* ENTRIES SHOWN
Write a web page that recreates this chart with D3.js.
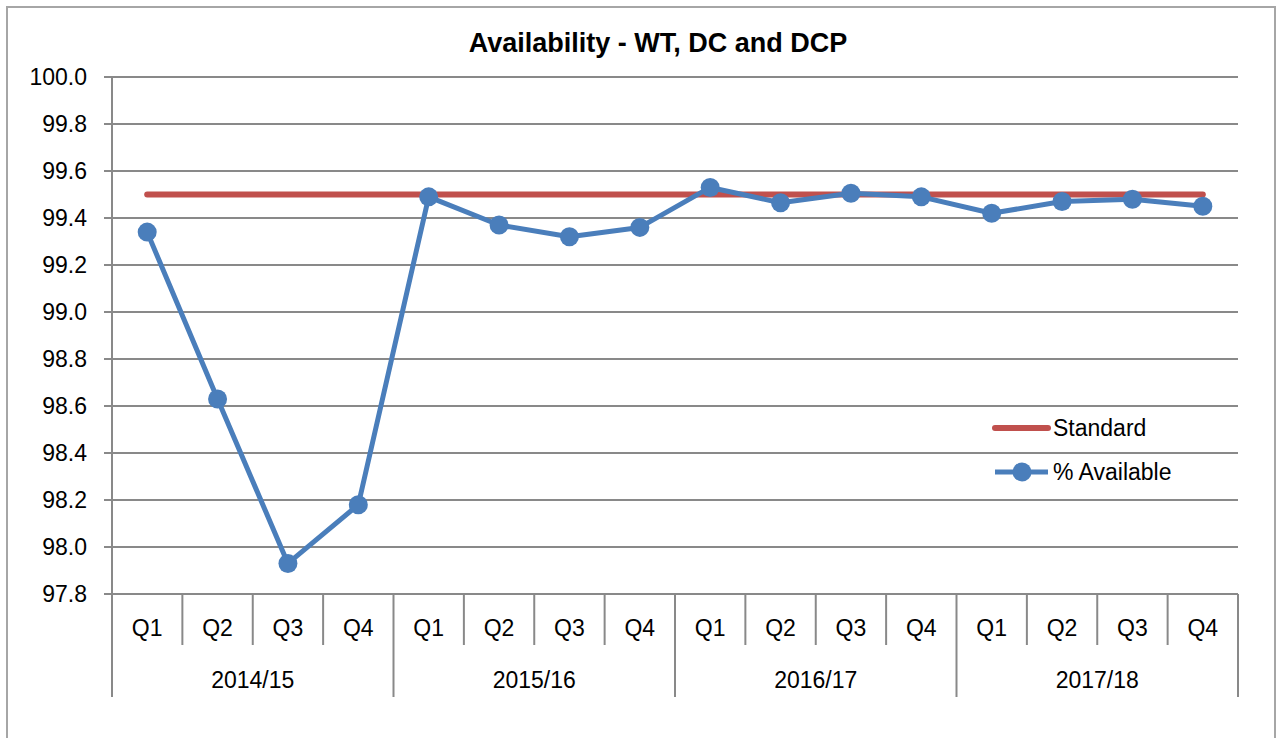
<!DOCTYPE html>
<html>
<head>
  <meta charset="utf-8">
  <title>Availability - WT, DC and DCP</title>
  <script src="https://d3js.org/d3.v7.min.js"></script>
  <style>
    body { margin: 0; background: #fff; }
    svg text { font-family: "Liberation Sans", Arial, sans-serif; fill: #000; }
  </style>
</head>
<body>
<div id="chart"></div>
<script>
  // chart data
  var years = ["2014/15", "2015/16", "2016/17", "2017/18"];
  var quarters = ["Q1", "Q2", "Q3", "Q4"];
  var available = [99.34, 98.63, 97.93, 98.18,
                   99.49, 99.37, 99.32, 99.36,
                   99.53, 99.465, 99.505, 99.49,
                   99.42, 99.47, 99.48, 99.45];
  var standard = 99.5;
  var yTicks = [97.8, 98.0, 98.2, 98.4, 98.6, 98.8, 99.0, 99.2, 99.4, 99.6, 99.8, 100.0];

  var width = 1277, height = 738;
  var margin = { top: 77, right: 39, bottom: 144, left: 112 };
  var plotW = width - margin.left - margin.right;
  var plotH = height - margin.top - margin.bottom;

  var blue = "#4a7ebb", red = "#c0504d", grid = "#898989";

  // one slot per quarter
  var keys = [];
  years.forEach(function(y) {
    quarters.forEach(function(q) { keys.push(y + " " + q); });
  });

  var x = d3.scaleBand().domain(keys).range([0, plotW]);
  var y = d3.scaleLinear().domain([97.8, 100.0]).range([plotH, 0]);

  var svg = d3.select("#chart").append("svg")
      .attr("width", width)
      .attr("height", height);

  // chart area border (open at the bottom edge of the window)
  svg.append("rect")
      .attr("x", 7).attr("y", 7)
      .attr("width", width - 2 - 7).attr("height", height + 10)
      .attr("fill", "none")
      .attr("stroke", "#a6a6a6")
      .attr("stroke-width", 2);

  svg.append("text")
      .attr("x", 658).attr("y", 52)
      .attr("text-anchor", "middle")
      .style("font-size", "27px")
      .style("font-weight", "bold")
      .text("Availability - WT, DC and DCP");

  var g = svg.append("g")
      .attr("transform", "translate(" + margin.left + "," + margin.top + ")");

  // horizontal gridlines
  g.selectAll(".grid")
      .data(yTicks)
      .enter().append("line")
      .attr("x1", -8).attr("x2", plotW)
      .attr("y1", function(d) { return y(d); })
      .attr("y2", function(d) { return y(d); })
      .attr("stroke", grid).attr("stroke-width", 2);

  // y axis labels
  g.selectAll(".ylab")
      .data(yTicks)
      .enter().append("text")
      .attr("x", -25)
      .attr("y", function(d) { return y(d); })
      .attr("dy", "0.36em")
      .attr("text-anchor", "end")
      .style("font-size", "23px")
      .text(function(d) { return d3.format(".1f")(d); });

  // left axis line, running down through the category rows
  g.append("line")
      .attr("x1", 0).attr("x2", 0)
      .attr("y1", 0).attr("y2", plotH + 103)
      .attr("stroke", grid).attr("stroke-width", 2);

  // category separators: short ones between quarters, long ones between years
  var bounds = d3.range(keys.length + 1);
  g.selectAll(".sep")
      .data(bounds)
      .enter().append("line")
      .attr("x1", function(i) { return i * x.bandwidth(); })
      .attr("x2", function(i) { return i * x.bandwidth(); })
      .attr("y1", plotH)
      .attr("y2", function(i) { return plotH + (i % 4 === 0 ? 103 : 51); })
      .attr("stroke", grid).attr("stroke-width", 2);

  // quarter labels
  g.selectAll(".qlab")
      .data(keys)
      .enter().append("text")
      .attr("x", function(d) { return x(d) + x.bandwidth() / 2; })
      .attr("y", plotH + 42)
      .attr("text-anchor", "middle")
      .style("font-size", "23px")
      .text(function(d) { return d.split(" ")[1]; });

  // year labels
  g.selectAll(".ylabel")
      .data(years)
      .enter().append("text")
      .attr("x", function(d) { return x(d + " Q1") + 2 * x.bandwidth(); })
      .attr("y", plotH + 94)
      .attr("text-anchor", "middle")
      .style("font-size", "23px")
      .text(function(d) { return d; });

  // standard line
  g.append("line")
      .attr("x1", x(keys[0]) + x.bandwidth() / 2)
      .attr("x2", x(keys[keys.length - 1]) + x.bandwidth() / 2)
      .attr("y1", y(standard)).attr("y2", y(standard))
      .attr("stroke", red).attr("stroke-width", 6)
      .attr("stroke-linecap", "round");

  // % available series
  var line = d3.line()
      .x(function(d, i) { return x(keys[i]) + x.bandwidth() / 2; })
      .y(function(d) { return y(d); });

  g.append("path")
      .datum(available)
      .attr("d", line)
      .attr("fill", "none")
      .attr("stroke", blue).attr("stroke-width", 5)
      .attr("stroke-linejoin", "round");

  g.selectAll(".pt")
      .data(available)
      .enter().append("circle")
      .attr("cx", function(d, i) { return x(keys[i]) + x.bandwidth() / 2; })
      .attr("cy", function(d) { return y(d); })
      .attr("r", 9.5)
      .attr("fill", blue);

  // legend
  var leg = svg.append("g").attr("transform", "translate(993,428)");
  leg.append("line")
      .attr("x1", 2).attr("x2", 55).attr("y1", 0).attr("y2", 0)
      .attr("stroke", red).attr("stroke-width", 6).attr("stroke-linecap", "round");
  leg.append("text")
      .attr("x", 60).attr("y", 0).attr("dy", "0.36em")
      .style("font-size", "23px").text("Standard");
  leg.append("line")
      .attr("x1", 2).attr("x2", 55).attr("y1", 44).attr("y2", 44)
      .attr("stroke", blue).attr("stroke-width", 5);
  leg.append("circle")
      .attr("cx", 29).attr("cy", 44).attr("r", 9.5).attr("fill", blue);
  leg.append("text")
      .attr("x", 60).attr("y", 44).attr("dy", "0.36em")
      .style("font-size", "23px").text("% Available");
</script>
</body>
</html>
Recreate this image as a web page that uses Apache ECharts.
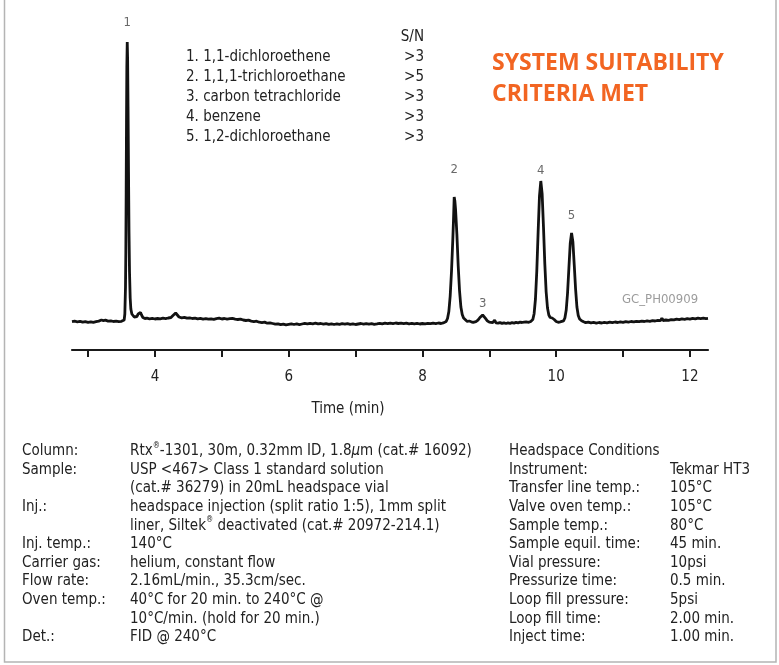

* YOUR INSTRUCTIONS
Identify each line containing the string "page" and copy it out.

* SOLVED PROBLEM
Write a web page that recreates this chart with D3.js.
Recreate this image as a web page that uses Apache ECharts.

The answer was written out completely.